According to HRW, by “sponsoring matches in Israeli settlements in the West Bank on land unlawfully taken from Palestinians”, FIFA is failing to “fulfil its human rights responsibilities.”

HRW urged FIFA to force the Israel Football Association, “which is conducting business in unlawful settlements that are off-limits to Palestinians”, to move all FIFA-sanctioned games and activities out of the Israeli-occupied West Bank.

Sari Bashi, Israel and Palestine country director at Human Rights Watch, said FIFA “should step up now to give settlement clubs a red card and insist the Israel Football Association play by the rules.”

HRW investigated the situation of football clubs that play in the Israel Football Association (IFA) but hold their official matches outside Israel on fields located in Israeli settlements in the West Bank.

“By allowing the IFA to hold matches inside settlements,” HRW said, “FIFA is engaging in business activity that supports Israeli settlements, contrary to the human rights commitments it recently affirmed.”

The HRW makes three key points regarding the IFA, FIFA and the settlements. First, “the settlement playing grounds, including one indoor (futsal) hall, are built on land that has been unlawfully taken from Palestinians, mostly by seizing land belonging to Palestinian individuals or Palestinian villages, declaring it state land, and then designating it for exclusive Israeli civilian use.”

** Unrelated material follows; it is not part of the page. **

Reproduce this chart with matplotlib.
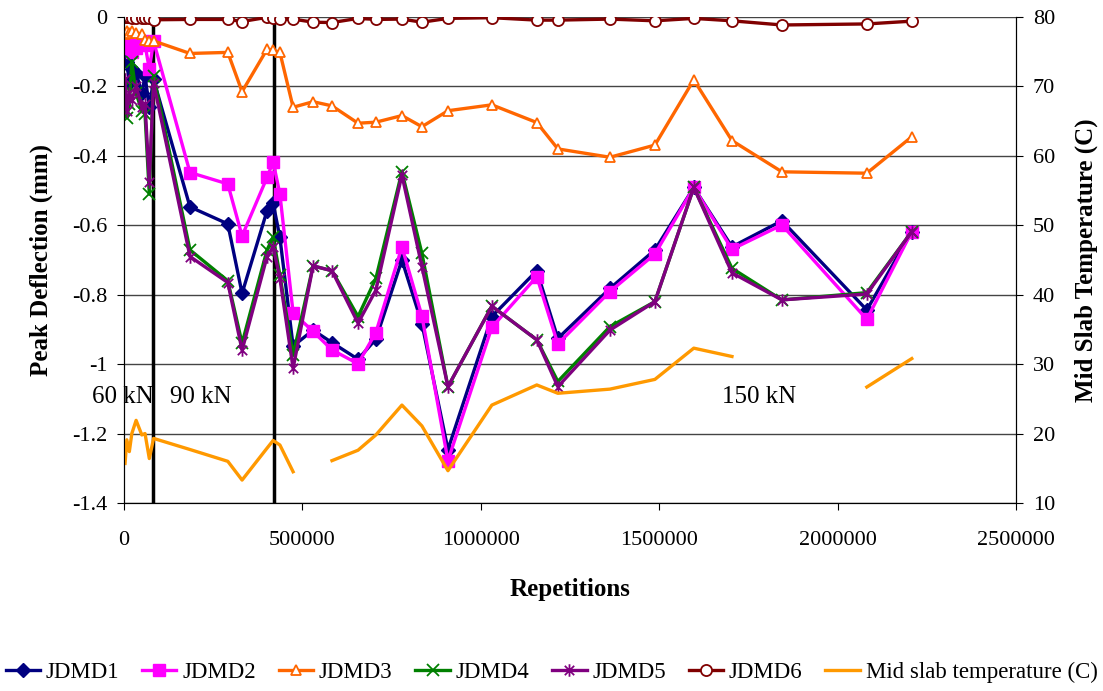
import numpy as np
import matplotlib
matplotlib.use("Agg")
import matplotlib.pyplot as plt
from matplotlib.path import Path
from matplotlib.ticker import FuncFormatter

plt.rcParams['font.family'] = ['Liberation Serif', 'DejaVu Serif']
plt.rcParams['axes.unicode_minus'] = False

# load repetitions at each survey
reps = [3000, 8000, 15000, 22000, 34000, 50000, 59000, 71000, 83000,
        185000, 291000, 331000, 401000, 418000, 437000, 474000, 530000,
        583000, 656000, 706000, 779000, 835000, 908000, 1031000, 1157000,
        1216000, 1362000, 1488000, 1597000, 1704000, 1844000, 2082000, 2208000]

# peak deflections (mm)
jdmd1 = [-0.12, -0.13, -0.19, -0.15, -0.16, -0.22, -0.17, -0.26, -0.18,
         -0.547, -0.596, -0.796, -0.558, -0.536, -0.635, -0.948, -0.902,
         -0.938, -0.986, -0.928, -0.700, -0.883, -1.246, -0.863, -0.731,
         -0.926, -0.782, -0.671, -0.491, -0.662, -0.587, -0.844, -0.618]
jdmd2 = [-0.06, -0.09, -0.08, -0.10, -0.09, -0.07, -0.08, -0.15, -0.07,
         -0.448, -0.481, -0.631, -0.462, -0.417, -0.510, -0.852, -0.906,
         -0.959, -0.999, -0.909, -0.662, -0.861, -1.278, -0.894, -0.748,
         -0.942, -0.791, -0.683, -0.491, -0.669, -0.599, -0.871, -0.618]
jdmd3 = [-0.05, -0.04, -0.045, -0.04, -0.045, -0.05, -0.065, -0.068, -0.069,
         -0.105, -0.102, -0.215, -0.093, -0.095, -0.102, -0.260, -0.244,
         -0.256, -0.306, -0.303, -0.284, -0.316, -0.270, -0.253, -0.304,
         -0.380, -0.404, -0.369, -0.181, -0.356, -0.446, -0.450, -0.345]
jdmd4 = [-0.20, -0.29, -0.25, -0.13, -0.22, -0.27, -0.28, -0.51, -0.17,
         -0.671, -0.760, -0.940, -0.671, -0.634, -0.744, -0.974, -0.717,
         -0.731, -0.863, -0.753, -0.446, -0.681, -1.065, -0.833, -0.930,
         -1.050, -0.892, -0.820, -0.491, -0.724, -0.815, -0.794, -0.618]
jdmd5 = [-0.18, -0.27, -0.22, -0.24, -0.20, -0.26, -0.25, -0.475, -0.19,
         -0.690, -0.765, -0.960, -0.690, -0.662, -0.753, -1.012, -0.717,
         -0.731, -0.882, -0.787, -0.455, -0.719, -1.065, -0.833, -0.930,
         -1.065, -0.902, -0.820, -0.491, -0.737, -0.815, -0.798, -0.618]
jdmd6 = [0.0, -0.001, -0.001, -0.002, -0.002, -0.002, -0.003, -0.004, -0.008,
         -0.007, -0.007, -0.013, -0.001, -0.004, -0.006, -0.006, -0.015,
         -0.016, -0.004, -0.007, -0.006, -0.015, -0.004, -0.002, -0.009,
         -0.009, -0.006, -0.011, -0.004, -0.011, -0.023, -0.020, -0.012]

# mid slab temperature (C), gaps where not recorded
temp = [15.7, 19.1, 17.4, 20.0, 21.9, 19.8, 20.0, 16.4, 19.3,
        17.7, 16.0, 13.3, 17.9, 19.0, 18.35, 14.5, np.nan,
        16.1, 17.6, 19.8, 24.1, 21.1, 14.65, 24.1, 27.0,
        25.8, 26.4, 27.8, 32.3, 31.1, np.nan, 26.7, 30.8]

load_changes = [82000, 420000]
load_labels = [("60 kN", 82000, "right"), ("90 kN", 128000, "left"),
               ("150 kN", 1780000, "center")]

# Excel-style star: an x with a vertical bar
star = Path([(0, -1), (0, 1), (-0.75, -0.75), (0.75, 0.75), (-0.75, 0.75), (0.75, -0.75)],
            [Path.MOVETO, Path.LINETO, Path.MOVETO, Path.LINETO, Path.MOVETO, Path.LINETO])

fig = plt.figure(figsize=(11.03, 6.91), dpi=100)
ax = fig.add_axes([0.1124, 0.2721, 0.8087, 0.7033])

ax.plot(reps, jdmd1, color='#000080', lw=2.4, marker='D', ms=7, label='JDMD1')
ax.plot(reps, jdmd2, color='#FF00FF', lw=2.4, marker='s', ms=9, label='JDMD2')
ax.plot(reps, jdmd3, color='#FF6600', lw=2.4, marker='^', ms=7, mfc='white',
        mec='#FF6600', mew=1.3, label='JDMD3')
ax.plot(reps, jdmd4, color='#008000', lw=2.4, marker='x', ms=8, mew=1.3, label='JDMD4')
ax.plot(reps, jdmd5, color='#800080', lw=2.4, marker=star, ms=9, mew=1.3, label='JDMD5')
ax.plot(reps, jdmd6, color='#800000', lw=2.4, marker='o', ms=8, mfc='white',
        mec='#800000', mew=1.3, label='JDMD6')

for xv in load_changes:
    ax.axvline(xv, color='black', lw=2.5, zorder=1)

for txt, xv, ha in load_labels:
    ax.text(xv, -1.095, txt, ha=ha, va='center', fontsize=18, clip_on=False)

ax.set_xlim(0, 2500000)
ax.set_ylim(-1.4, 0)
ax.set_yticks(np.arange(-1.4, 0.01, 0.2))
ax.set_xticks(np.arange(0, 2500001, 500000))
ax.yaxis.set_major_formatter(FuncFormatter(lambda v, p: f"{round(v, 1):g}" if abs(v) > 1e-9 else "0"))
ax.xaxis.set_major_formatter(FuncFormatter(lambda v, p: f"{int(round(v))}"))
ax.grid(axis='y', color='#444444', lw=1.0)
ax.set_axisbelow(True)
ax.spines['top'].set_visible(False)
ax.tick_params(labelsize=16, length=5, direction='out')
ax.tick_params(axis='x', pad=15)
ax.tick_params(axis='y', pad=7)
ax.set_xlabel('Repetitions', fontsize=18, fontweight='bold', labelpad=20)
ax.set_ylabel('Peak Deflection (mm)', fontsize=18, fontweight='bold', labelpad=14)

ax2 = ax.twinx()
ax2.plot(reps, temp, color='#FF9900', lw=2.4, label='Mid slab temperature (C)')
ax2.set_ylim(10, 80)
ax2.set_yticks(np.arange(10, 81, 10))
ax2.spines['top'].set_visible(False)
ax2.tick_params(labelsize=16, length=5, direction='out', pad=7)
ax2.set_ylabel('Mid Slab Temperature (C)', fontsize=18, fontweight='bold', labelpad=14)

h1, l1 = ax.get_legend_handles_labels()
h2, l2 = ax2.get_legend_handles_labels()
fig.legend(h1 + h2, l1 + l2, loc='center', bbox_to_anchor=(0.5, 0.027), ncol=7,
           frameon=False, fontsize=16.5, handlelength=1.5, handletextpad=0.25,
           columnspacing=1.0, borderaxespad=0)

fig.savefig('out.png', dpi=100)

Military law in the West Bank limits entry to settlements to Israeli citizens and residents, holders of Israeli visas, or individuals of Jewish ancestry. The West Bank’s 2.5 million Palestinian residents, excluding East Jerusalem residents, are not allowed to enter settlements, except for approximately 26,000 labourers bearing special permits.

Second, “financial documents that Human Rights Watch has reviewed show that the IFA is engaging in business activity that supports the settlements”, thus “propping up a system that exists through serious human rights violations.” Third, “the clubs provide services to Israelis but do not and cannot provide them to Palestinians, who are not allowed to enter settlements except as labourers bearing special permits.”

In summary, HRW “does not dispute that the settlement clubs provide a service to their communities. However, by offering these settlement activities to Israelis but not Palestinians, and on land that the Israeli authorities unlawfully took from Palestinians, these clubs, however good the intentions of their organisers may be, are contributing to serious rights violations.”

HRW also dismissed the claim made by some that since some settlements will be annexed to Israel in the future, they should “therefore, be allowed to flourish”. The human rights group described this claim as “not only speculative but also ignores the serious human rights violations that the settlements are and cause today.”